[What you need to do] Pick out each line below containing "standalone".

-------- Entries

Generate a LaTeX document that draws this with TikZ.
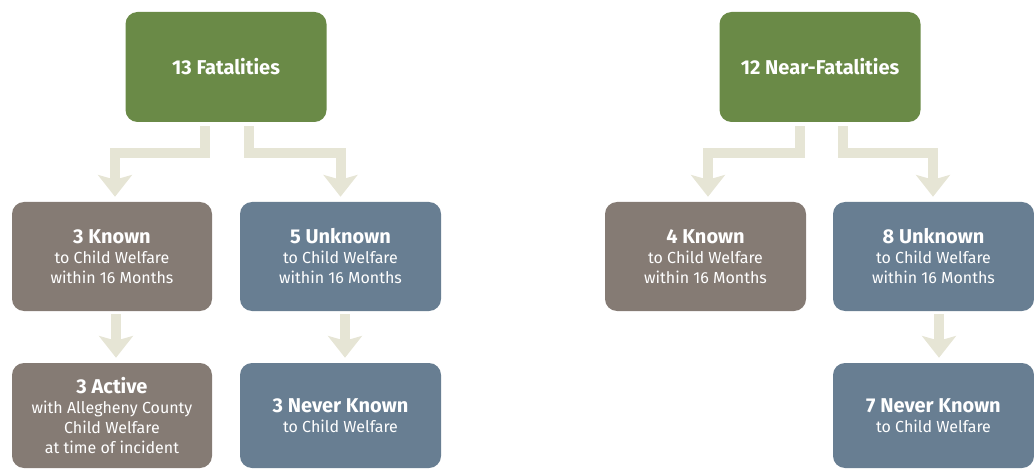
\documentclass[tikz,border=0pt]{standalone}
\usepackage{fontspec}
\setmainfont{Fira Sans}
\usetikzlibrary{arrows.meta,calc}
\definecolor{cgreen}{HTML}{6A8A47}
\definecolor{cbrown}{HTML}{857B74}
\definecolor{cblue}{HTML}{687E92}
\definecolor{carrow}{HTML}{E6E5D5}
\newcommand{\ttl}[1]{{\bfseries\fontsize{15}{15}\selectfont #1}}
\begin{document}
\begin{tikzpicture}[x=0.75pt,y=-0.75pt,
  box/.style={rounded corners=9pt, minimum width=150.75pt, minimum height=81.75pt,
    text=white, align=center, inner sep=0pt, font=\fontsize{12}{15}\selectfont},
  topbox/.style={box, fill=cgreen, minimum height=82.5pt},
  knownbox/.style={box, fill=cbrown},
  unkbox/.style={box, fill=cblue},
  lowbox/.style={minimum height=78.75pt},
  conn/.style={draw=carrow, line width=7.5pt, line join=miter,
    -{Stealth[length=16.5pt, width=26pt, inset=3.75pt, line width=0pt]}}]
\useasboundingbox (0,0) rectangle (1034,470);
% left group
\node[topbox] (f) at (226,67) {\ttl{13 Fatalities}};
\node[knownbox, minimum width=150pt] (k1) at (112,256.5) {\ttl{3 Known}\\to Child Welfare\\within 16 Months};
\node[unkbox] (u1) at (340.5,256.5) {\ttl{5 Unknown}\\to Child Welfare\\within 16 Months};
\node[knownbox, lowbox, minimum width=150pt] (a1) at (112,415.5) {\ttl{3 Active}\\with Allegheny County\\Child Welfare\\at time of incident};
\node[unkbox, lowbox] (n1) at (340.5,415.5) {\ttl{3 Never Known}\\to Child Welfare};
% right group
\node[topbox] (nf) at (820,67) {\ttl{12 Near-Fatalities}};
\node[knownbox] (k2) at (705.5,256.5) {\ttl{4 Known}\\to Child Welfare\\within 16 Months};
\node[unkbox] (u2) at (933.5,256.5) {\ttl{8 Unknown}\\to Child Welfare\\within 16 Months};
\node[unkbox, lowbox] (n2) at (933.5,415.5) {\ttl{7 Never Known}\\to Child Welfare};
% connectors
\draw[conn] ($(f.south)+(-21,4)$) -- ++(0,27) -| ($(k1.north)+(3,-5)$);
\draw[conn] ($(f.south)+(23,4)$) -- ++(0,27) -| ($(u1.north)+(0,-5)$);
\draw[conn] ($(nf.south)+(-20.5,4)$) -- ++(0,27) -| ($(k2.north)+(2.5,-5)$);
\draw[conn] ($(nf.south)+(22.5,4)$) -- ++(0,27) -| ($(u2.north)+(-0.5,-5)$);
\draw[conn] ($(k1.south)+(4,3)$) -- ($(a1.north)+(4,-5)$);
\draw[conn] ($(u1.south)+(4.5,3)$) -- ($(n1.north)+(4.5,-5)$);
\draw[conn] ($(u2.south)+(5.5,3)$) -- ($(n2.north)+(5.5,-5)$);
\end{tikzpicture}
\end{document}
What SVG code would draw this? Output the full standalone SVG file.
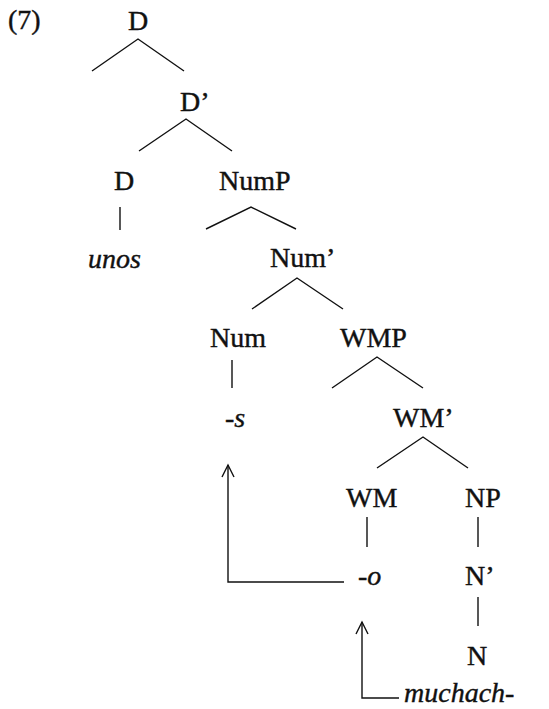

----------------

[Answer to the task]
\documentclass[tikz,border=0pt]{standalone}
What SVG code would draw this? Output the full standalone SVG file.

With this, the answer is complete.